— start Records to process —
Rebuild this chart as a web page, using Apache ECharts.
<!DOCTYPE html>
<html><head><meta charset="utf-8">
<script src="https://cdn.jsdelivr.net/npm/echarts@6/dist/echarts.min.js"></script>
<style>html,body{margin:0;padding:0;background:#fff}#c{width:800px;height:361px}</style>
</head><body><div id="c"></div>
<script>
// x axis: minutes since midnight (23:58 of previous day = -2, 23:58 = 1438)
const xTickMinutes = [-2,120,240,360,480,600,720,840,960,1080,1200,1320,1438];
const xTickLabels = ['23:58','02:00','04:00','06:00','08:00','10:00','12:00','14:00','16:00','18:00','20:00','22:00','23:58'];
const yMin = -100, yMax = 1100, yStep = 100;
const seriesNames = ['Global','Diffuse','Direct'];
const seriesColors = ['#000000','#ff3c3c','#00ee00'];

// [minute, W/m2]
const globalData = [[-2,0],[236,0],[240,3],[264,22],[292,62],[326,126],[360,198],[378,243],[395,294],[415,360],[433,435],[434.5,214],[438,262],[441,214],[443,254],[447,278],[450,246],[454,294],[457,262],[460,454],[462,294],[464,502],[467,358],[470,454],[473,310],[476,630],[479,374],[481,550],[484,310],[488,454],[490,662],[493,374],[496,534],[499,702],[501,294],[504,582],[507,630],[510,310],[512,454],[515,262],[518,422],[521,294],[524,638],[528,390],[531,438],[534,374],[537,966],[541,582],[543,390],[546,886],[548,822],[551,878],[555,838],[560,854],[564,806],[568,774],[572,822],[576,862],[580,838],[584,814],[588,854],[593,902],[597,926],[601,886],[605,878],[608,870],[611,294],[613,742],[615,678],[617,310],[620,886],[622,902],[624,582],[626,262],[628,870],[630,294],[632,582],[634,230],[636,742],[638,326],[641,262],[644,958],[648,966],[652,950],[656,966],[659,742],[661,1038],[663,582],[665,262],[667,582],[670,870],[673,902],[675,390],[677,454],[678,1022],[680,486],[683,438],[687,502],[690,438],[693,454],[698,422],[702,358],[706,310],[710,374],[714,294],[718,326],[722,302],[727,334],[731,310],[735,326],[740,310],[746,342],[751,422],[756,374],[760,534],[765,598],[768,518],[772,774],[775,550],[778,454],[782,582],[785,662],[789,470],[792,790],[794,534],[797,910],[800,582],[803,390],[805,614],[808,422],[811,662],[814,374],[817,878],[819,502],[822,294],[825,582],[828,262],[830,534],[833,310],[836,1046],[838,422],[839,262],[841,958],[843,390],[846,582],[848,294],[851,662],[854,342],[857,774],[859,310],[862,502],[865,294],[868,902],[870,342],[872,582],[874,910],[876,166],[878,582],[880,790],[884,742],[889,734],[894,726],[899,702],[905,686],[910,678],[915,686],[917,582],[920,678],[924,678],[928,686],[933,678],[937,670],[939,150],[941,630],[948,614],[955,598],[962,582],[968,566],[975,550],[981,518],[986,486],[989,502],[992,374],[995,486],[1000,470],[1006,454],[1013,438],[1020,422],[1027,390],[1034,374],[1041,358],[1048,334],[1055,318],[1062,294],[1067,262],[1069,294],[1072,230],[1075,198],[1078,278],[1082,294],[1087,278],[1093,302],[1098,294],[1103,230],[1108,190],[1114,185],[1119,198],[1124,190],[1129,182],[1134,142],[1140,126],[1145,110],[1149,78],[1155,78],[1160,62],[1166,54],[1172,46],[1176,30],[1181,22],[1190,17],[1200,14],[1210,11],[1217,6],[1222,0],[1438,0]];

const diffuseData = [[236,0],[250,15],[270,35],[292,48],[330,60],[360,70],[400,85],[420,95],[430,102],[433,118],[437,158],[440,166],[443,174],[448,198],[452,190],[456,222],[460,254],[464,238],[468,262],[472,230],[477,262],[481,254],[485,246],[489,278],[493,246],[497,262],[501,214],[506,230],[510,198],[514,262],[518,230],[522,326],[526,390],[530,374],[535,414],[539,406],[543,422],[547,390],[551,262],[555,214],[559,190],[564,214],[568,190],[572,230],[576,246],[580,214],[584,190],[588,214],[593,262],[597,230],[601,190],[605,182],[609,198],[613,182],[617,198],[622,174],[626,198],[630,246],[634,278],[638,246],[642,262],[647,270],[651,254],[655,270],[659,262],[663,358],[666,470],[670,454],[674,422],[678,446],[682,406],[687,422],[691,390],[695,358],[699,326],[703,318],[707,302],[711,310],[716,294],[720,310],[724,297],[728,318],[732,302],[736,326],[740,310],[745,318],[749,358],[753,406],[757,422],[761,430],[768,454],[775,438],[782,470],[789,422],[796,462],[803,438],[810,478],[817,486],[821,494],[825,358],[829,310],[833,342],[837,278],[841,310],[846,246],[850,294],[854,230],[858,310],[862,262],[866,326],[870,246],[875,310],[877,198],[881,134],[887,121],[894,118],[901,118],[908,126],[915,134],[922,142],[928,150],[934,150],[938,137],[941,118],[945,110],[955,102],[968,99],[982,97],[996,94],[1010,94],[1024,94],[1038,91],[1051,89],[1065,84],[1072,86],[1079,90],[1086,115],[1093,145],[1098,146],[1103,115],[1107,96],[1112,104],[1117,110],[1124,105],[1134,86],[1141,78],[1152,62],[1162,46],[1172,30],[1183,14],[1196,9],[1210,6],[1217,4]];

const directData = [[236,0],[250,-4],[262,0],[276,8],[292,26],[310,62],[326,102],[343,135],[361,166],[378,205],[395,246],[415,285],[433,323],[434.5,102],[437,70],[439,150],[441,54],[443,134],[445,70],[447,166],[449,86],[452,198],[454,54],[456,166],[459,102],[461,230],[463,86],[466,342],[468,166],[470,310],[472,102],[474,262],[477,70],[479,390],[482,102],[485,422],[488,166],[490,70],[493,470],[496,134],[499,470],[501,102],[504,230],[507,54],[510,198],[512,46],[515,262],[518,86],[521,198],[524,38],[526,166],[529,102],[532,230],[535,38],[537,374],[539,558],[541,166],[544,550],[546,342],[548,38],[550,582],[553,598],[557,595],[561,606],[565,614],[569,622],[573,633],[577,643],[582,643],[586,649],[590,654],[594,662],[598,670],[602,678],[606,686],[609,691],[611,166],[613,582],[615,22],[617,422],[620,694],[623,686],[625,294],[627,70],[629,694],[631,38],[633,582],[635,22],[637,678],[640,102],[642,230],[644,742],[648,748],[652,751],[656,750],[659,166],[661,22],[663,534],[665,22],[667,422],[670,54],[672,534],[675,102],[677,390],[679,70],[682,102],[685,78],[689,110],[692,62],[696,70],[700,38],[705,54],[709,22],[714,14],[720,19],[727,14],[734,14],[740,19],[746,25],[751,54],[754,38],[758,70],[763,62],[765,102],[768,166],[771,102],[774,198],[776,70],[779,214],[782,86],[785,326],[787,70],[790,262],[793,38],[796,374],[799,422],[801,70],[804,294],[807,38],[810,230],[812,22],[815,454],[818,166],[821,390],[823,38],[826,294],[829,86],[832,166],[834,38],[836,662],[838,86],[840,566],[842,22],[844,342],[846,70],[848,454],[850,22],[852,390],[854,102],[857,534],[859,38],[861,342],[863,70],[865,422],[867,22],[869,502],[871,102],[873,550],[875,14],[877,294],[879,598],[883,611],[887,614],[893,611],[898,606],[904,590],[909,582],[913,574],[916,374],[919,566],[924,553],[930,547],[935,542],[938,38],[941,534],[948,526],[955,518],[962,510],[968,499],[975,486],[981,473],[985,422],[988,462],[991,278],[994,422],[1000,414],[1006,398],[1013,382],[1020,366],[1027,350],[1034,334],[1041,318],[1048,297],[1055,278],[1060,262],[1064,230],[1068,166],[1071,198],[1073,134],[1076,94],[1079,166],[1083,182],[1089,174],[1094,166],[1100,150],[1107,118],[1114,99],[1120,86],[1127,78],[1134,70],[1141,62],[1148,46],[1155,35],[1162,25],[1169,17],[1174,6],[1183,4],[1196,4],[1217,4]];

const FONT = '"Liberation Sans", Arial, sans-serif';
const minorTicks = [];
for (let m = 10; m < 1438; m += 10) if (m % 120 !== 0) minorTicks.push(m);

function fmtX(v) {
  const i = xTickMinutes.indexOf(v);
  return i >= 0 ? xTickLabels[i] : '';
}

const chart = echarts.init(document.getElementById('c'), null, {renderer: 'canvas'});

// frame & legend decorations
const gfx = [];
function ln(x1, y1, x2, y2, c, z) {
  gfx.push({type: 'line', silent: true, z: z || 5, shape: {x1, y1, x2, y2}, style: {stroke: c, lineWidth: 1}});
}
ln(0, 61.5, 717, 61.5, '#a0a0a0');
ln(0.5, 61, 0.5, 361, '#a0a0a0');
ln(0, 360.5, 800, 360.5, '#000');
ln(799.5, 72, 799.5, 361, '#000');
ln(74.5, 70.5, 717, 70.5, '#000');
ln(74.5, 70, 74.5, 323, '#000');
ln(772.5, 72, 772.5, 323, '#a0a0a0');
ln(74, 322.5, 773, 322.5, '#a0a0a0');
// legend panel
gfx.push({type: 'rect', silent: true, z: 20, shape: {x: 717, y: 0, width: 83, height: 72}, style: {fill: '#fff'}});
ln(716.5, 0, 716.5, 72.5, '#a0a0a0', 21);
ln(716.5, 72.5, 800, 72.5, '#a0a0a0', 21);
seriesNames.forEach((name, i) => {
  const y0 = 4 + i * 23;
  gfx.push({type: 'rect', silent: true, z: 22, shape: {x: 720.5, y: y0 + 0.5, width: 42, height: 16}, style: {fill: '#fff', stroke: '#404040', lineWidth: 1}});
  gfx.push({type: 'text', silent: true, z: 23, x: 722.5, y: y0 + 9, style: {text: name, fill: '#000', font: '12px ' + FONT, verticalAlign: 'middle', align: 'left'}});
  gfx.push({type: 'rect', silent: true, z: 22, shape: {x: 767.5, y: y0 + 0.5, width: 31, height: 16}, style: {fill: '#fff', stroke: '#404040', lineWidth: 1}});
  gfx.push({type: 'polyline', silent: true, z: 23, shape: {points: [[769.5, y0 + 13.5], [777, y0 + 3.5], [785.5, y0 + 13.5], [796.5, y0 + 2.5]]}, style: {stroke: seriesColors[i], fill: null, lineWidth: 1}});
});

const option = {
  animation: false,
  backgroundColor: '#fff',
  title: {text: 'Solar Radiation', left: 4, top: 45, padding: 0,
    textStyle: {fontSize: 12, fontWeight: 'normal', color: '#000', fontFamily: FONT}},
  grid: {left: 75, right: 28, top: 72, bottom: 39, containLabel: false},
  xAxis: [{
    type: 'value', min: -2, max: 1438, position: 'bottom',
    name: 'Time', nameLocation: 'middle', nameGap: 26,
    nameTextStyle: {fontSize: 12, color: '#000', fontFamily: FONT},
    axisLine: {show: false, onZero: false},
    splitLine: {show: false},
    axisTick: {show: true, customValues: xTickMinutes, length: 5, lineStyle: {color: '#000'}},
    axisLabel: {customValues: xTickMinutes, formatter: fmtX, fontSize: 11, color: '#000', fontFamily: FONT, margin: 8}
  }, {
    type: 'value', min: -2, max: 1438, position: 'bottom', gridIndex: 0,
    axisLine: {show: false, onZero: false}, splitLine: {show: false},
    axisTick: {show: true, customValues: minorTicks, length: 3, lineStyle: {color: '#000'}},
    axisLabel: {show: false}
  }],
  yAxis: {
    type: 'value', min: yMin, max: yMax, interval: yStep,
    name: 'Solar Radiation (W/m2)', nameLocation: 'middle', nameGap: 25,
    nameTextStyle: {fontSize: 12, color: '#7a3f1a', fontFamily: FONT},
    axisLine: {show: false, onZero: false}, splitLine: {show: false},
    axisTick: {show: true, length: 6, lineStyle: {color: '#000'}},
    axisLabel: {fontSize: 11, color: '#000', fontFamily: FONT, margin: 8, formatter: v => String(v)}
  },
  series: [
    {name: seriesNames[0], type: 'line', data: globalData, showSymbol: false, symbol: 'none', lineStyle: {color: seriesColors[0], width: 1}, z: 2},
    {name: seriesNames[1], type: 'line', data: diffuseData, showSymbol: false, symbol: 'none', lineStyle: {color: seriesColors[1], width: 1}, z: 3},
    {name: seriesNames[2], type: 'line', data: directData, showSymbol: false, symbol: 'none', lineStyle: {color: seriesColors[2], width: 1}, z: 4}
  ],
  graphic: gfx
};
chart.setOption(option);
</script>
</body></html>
— end Records to process —
— start Records to process —
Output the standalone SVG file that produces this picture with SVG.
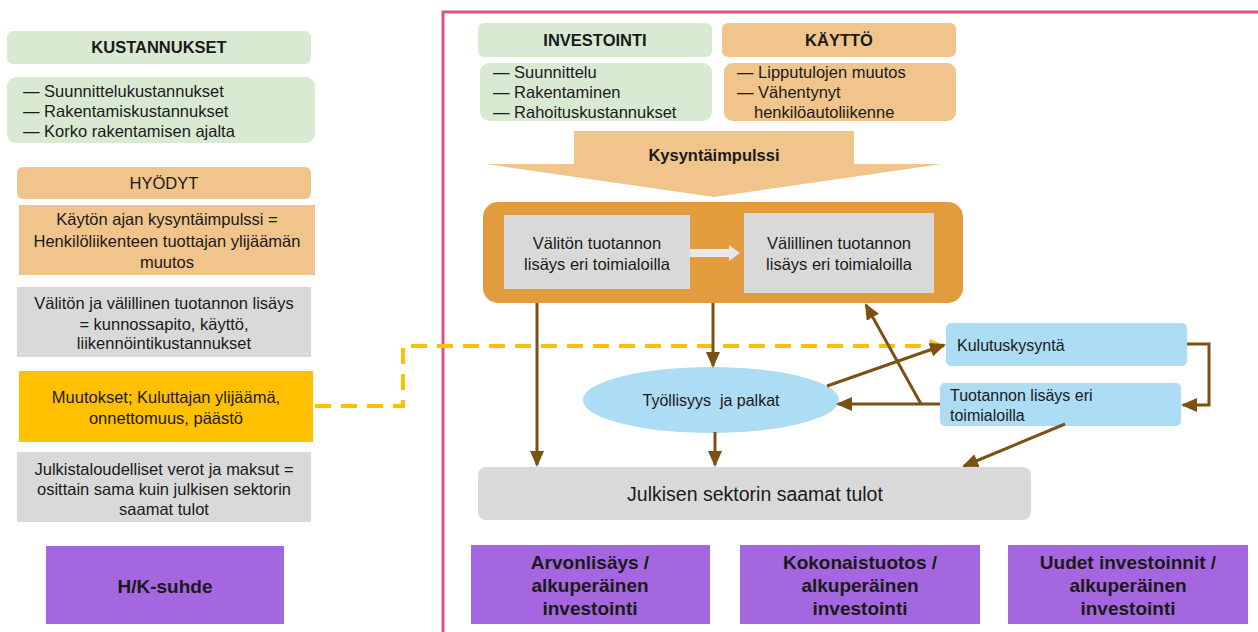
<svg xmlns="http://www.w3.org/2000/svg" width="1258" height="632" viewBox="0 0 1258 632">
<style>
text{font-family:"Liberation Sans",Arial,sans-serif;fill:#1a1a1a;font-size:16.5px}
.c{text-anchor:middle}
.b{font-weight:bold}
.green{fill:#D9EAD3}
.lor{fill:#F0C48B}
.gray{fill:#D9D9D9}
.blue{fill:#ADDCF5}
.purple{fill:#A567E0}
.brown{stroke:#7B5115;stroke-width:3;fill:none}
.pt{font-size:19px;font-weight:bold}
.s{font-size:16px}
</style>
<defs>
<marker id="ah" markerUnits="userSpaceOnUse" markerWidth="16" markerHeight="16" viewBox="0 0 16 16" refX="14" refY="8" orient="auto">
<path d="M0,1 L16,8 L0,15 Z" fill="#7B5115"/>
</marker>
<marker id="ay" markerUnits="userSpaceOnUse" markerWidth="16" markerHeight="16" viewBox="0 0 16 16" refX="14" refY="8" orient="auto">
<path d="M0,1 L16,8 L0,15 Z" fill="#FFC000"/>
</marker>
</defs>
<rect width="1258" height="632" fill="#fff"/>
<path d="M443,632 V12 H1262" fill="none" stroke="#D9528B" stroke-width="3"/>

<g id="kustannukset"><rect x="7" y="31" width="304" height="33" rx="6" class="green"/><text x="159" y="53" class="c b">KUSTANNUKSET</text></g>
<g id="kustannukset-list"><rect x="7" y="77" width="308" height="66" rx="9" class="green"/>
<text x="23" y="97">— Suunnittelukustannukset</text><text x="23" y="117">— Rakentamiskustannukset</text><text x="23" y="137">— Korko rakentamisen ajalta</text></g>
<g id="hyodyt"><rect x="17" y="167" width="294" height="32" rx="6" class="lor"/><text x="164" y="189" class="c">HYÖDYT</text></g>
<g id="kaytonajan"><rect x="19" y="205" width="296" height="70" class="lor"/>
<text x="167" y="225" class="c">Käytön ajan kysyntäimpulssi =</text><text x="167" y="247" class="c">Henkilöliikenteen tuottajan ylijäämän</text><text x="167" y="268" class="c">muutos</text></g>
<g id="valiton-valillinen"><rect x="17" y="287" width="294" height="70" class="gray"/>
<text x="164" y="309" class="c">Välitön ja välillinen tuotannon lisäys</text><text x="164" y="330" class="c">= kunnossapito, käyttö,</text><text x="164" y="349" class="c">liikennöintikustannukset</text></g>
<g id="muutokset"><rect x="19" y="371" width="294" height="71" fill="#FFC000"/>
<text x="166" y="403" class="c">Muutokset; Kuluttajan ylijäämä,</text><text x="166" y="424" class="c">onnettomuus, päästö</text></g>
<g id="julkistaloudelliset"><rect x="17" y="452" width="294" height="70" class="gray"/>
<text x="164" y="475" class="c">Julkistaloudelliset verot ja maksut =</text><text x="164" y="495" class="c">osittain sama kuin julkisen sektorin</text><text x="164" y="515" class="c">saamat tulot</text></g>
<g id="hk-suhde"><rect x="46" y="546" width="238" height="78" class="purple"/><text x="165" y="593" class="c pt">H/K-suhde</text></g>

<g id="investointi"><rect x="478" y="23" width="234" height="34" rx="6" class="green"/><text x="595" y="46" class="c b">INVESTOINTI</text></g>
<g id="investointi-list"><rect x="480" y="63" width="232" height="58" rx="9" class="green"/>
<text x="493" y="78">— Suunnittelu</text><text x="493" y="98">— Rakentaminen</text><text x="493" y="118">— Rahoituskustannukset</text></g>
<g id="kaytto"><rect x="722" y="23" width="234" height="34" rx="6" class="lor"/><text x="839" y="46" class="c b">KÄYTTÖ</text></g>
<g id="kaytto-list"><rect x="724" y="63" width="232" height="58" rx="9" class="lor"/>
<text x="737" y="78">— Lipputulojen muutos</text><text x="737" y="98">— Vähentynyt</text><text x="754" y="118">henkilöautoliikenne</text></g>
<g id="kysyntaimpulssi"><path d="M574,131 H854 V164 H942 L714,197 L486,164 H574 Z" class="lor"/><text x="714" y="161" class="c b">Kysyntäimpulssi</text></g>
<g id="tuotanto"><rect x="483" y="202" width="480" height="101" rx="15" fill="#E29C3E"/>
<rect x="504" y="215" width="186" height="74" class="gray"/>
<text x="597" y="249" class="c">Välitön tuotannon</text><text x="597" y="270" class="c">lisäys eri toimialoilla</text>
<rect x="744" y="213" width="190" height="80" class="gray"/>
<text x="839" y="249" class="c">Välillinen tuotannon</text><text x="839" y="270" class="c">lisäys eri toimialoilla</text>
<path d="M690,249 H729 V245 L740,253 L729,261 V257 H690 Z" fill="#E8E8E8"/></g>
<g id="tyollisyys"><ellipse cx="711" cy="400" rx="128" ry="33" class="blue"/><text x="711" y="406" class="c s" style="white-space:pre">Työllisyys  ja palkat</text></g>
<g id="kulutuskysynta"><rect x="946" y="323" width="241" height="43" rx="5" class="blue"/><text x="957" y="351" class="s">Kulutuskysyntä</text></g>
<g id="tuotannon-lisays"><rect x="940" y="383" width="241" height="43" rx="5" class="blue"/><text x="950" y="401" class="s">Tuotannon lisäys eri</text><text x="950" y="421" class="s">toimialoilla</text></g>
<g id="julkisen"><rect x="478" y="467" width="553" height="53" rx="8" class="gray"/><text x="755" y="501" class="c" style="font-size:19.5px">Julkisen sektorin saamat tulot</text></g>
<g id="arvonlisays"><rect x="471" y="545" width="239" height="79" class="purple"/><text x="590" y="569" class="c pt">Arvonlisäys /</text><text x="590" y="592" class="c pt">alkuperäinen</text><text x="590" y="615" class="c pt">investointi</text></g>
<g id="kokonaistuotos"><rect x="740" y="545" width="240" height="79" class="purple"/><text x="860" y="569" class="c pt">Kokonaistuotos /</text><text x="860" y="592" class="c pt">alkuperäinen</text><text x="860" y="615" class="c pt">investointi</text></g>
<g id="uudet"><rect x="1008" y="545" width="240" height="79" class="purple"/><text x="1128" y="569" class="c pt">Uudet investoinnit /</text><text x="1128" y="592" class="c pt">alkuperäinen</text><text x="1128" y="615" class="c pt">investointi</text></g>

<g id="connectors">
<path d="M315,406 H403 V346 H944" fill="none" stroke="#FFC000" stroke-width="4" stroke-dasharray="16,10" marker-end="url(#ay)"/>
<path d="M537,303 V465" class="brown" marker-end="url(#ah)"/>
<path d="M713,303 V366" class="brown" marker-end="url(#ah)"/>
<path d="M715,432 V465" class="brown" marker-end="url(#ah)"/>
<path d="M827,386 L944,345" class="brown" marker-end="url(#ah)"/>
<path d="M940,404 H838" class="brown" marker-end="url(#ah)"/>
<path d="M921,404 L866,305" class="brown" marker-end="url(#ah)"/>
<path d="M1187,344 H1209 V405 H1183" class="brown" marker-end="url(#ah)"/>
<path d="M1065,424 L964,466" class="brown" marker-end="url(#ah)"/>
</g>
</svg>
— end Records to process —
» **Task to complete**: Of the entries listed above, reproduce only the lines starting at the line containing "Rebuild this chart" and ending at the line containing "const seriesColors = ['#000000','#ff3c3c','#00ee00'];". Include both, exactly as they stand.

» **Answer to the exercise**:
Rebuild this chart as a web page, using Apache ECharts.
<!DOCTYPE html>
<html><head><meta charset="utf-8">
<script src="https://cdn.jsdelivr.net/npm/echarts@6/dist/echarts.min.js"></script>
<style>html,body{margin:0;padding:0;background:#fff}#c{width:800px;height:361px}</style>
</head><body><div id="c"></div>
<script>
// x axis: minutes since midnight (23:58 of previous day = -2, 23:58 = 1438)
const xTickMinutes = [-2,120,240,360,480,600,720,840,960,1080,1200,1320,1438];
const xTickLabels = ['23:58','02:00','04:00','06:00','08:00','10:00','12:00','14:00','16:00','18:00','20:00','22:00','23:58'];
const yMin = -100, yMax = 1100, yStep = 100;
const seriesNames = ['Global','Diffuse','Direct'];
const seriesColors = ['#000000','#ff3c3c','#00ee00'];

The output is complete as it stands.